» **Rows**:
— Begin —

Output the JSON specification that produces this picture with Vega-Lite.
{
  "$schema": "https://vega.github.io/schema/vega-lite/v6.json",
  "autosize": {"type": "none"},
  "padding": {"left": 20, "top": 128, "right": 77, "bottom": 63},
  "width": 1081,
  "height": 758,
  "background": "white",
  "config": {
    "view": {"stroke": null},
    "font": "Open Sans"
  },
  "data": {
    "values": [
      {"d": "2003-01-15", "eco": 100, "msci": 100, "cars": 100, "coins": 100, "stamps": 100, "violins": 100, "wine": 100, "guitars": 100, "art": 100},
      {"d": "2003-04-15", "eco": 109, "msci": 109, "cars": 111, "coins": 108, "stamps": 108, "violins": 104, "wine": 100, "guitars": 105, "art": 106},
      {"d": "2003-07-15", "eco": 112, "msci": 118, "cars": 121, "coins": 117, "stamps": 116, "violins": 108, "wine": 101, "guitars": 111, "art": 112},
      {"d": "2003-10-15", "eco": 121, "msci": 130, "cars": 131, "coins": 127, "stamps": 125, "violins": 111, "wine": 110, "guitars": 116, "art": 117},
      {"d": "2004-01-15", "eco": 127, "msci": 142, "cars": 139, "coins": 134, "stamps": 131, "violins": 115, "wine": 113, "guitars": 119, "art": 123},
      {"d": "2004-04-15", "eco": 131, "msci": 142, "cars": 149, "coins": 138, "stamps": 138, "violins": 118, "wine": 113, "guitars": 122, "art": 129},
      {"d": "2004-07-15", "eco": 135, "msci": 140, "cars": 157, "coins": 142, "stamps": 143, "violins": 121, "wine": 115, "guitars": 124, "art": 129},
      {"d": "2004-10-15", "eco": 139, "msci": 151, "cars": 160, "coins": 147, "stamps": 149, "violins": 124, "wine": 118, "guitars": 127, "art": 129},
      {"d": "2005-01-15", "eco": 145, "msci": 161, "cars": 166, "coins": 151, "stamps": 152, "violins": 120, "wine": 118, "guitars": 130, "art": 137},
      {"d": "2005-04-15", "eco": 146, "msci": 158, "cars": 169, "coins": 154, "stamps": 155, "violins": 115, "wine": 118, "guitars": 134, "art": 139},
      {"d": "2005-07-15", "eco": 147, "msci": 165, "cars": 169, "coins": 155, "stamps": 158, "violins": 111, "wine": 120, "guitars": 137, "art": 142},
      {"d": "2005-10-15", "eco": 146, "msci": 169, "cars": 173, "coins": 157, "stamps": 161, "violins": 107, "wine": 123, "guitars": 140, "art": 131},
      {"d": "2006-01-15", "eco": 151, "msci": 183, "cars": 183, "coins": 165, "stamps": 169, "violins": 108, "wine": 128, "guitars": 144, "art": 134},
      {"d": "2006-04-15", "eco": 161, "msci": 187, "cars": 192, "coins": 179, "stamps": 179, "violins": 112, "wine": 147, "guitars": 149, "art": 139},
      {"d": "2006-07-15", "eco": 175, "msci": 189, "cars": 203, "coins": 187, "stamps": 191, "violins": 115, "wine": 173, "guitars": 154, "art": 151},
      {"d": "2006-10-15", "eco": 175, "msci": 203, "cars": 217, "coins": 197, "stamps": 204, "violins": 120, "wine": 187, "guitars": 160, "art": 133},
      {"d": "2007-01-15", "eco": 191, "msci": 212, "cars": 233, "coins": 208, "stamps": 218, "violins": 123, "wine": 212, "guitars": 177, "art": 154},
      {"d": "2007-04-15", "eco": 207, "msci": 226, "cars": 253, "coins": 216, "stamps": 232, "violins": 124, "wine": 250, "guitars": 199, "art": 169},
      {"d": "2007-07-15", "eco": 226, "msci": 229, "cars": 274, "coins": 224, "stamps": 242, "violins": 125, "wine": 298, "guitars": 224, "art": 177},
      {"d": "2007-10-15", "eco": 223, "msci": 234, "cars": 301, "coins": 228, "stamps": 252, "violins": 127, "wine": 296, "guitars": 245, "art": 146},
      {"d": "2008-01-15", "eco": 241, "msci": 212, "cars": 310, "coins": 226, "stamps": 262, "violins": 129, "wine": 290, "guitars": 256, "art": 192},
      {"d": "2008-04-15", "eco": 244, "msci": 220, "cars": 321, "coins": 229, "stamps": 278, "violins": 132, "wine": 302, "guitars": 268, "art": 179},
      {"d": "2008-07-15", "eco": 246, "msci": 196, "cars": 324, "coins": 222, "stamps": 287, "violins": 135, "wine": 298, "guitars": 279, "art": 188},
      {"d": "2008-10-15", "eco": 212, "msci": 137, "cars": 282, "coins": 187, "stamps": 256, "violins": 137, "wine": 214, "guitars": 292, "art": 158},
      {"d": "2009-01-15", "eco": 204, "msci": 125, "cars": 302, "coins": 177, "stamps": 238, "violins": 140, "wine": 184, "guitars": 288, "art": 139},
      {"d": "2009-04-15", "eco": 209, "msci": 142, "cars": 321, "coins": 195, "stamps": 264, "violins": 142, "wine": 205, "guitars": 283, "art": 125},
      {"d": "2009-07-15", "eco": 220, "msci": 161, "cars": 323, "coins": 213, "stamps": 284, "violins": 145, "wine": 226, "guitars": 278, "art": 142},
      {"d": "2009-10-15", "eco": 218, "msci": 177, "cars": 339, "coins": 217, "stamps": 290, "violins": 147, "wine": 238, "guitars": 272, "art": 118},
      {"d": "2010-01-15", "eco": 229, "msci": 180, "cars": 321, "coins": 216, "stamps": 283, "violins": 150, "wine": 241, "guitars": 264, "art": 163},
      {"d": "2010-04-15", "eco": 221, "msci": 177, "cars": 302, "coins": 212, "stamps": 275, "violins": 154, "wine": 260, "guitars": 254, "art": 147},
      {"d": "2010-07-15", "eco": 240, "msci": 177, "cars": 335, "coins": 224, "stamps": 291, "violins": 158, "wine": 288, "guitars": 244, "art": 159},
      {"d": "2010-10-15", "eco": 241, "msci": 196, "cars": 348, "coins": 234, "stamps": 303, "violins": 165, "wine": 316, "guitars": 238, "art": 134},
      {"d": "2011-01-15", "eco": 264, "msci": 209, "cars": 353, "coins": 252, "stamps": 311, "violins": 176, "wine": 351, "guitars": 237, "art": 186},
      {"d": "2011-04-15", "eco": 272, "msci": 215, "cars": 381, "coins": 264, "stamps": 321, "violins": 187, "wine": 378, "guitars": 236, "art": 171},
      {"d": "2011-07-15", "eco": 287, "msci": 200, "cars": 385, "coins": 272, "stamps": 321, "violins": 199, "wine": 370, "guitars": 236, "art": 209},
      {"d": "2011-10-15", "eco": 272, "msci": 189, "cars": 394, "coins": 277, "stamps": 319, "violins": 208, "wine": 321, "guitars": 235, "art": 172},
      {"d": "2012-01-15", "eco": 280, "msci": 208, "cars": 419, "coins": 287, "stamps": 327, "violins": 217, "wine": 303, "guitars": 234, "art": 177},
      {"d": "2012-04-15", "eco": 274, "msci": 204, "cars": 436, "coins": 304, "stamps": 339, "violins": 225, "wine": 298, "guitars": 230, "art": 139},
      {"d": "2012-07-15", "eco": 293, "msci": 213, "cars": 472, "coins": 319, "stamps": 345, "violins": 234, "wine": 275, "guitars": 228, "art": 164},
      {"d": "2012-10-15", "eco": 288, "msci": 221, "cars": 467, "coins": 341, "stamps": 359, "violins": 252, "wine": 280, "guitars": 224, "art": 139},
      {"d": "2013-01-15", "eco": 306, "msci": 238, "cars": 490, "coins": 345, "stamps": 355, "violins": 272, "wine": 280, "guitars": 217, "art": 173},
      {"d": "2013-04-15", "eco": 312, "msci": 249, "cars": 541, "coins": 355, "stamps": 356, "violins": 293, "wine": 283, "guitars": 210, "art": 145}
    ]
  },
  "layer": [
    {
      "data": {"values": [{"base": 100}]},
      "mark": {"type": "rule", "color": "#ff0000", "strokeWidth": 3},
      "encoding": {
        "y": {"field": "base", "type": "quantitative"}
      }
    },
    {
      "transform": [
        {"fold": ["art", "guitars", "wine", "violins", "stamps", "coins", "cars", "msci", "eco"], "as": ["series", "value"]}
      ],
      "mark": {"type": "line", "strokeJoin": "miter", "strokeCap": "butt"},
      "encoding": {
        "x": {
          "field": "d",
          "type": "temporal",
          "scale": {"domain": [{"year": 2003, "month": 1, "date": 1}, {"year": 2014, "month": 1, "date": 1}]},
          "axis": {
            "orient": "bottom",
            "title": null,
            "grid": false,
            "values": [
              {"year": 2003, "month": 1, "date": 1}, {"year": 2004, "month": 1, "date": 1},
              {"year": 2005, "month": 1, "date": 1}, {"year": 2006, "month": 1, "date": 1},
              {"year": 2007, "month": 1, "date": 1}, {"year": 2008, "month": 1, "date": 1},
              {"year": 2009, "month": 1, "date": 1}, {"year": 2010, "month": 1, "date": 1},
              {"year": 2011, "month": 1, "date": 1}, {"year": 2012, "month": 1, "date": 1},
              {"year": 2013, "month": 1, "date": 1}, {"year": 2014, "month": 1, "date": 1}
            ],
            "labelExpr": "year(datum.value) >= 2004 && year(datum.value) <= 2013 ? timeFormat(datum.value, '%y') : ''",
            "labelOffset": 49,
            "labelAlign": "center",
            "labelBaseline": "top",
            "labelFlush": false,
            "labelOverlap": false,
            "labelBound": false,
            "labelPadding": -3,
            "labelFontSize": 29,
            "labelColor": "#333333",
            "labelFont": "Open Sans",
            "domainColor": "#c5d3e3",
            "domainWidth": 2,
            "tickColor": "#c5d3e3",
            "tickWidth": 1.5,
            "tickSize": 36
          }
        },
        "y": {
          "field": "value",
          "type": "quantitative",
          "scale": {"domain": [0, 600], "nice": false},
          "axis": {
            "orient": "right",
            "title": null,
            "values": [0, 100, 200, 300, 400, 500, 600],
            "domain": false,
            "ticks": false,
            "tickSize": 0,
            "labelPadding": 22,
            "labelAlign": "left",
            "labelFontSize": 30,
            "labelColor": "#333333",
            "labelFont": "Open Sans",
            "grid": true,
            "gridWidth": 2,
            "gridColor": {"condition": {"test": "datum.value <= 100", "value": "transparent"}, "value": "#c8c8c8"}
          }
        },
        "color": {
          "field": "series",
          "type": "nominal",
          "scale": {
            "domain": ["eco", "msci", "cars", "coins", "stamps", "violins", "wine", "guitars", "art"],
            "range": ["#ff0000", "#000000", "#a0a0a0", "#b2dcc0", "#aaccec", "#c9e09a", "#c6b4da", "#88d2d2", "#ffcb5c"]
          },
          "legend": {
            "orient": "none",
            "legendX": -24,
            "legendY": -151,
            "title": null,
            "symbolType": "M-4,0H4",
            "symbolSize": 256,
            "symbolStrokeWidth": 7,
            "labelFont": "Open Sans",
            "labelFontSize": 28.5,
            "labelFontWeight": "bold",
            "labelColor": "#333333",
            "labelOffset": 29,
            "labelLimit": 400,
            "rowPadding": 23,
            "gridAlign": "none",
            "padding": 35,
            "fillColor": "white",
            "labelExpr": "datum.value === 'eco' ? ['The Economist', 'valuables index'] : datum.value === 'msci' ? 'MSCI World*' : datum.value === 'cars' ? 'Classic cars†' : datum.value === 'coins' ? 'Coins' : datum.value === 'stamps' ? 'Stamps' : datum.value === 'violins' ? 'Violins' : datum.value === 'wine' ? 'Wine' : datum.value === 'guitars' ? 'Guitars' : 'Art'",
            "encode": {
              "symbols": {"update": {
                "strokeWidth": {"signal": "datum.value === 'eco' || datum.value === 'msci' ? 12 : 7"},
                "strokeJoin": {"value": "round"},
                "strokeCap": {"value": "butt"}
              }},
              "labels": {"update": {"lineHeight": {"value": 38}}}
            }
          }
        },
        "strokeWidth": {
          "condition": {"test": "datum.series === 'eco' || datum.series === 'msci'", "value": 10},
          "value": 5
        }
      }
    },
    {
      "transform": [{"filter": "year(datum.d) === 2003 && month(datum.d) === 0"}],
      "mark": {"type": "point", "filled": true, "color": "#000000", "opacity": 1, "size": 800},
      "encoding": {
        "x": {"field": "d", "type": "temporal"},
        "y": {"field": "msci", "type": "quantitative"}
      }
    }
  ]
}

— End —
— Begin —

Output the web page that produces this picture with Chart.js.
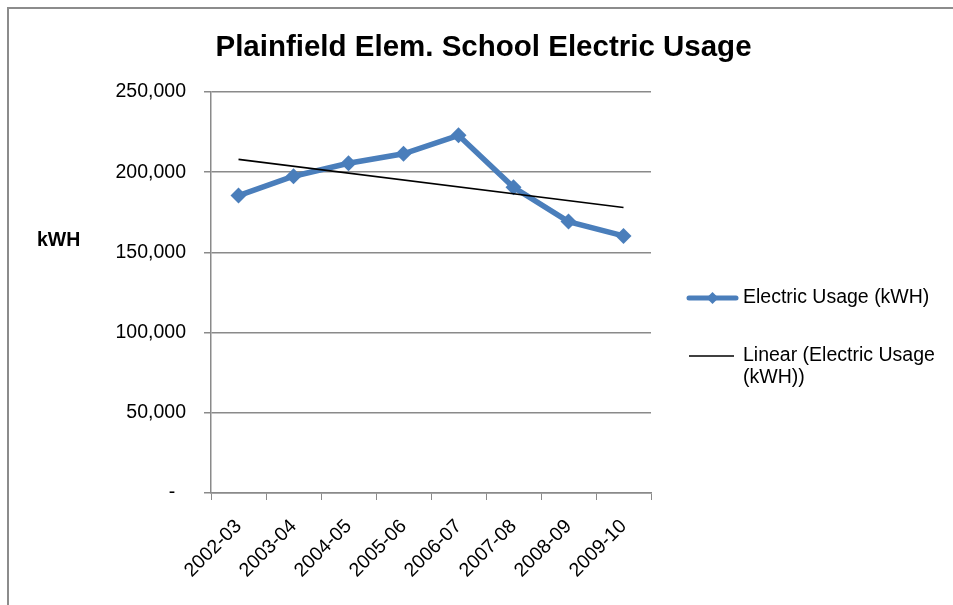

— End —

» **Task objective**:
Pick out all lines from the data above in which the word "this" appears.

» **Task response**:
Output the JSON specification that produces this picture with Vega-Lite.
Output the web page that produces this picture with Chart.js.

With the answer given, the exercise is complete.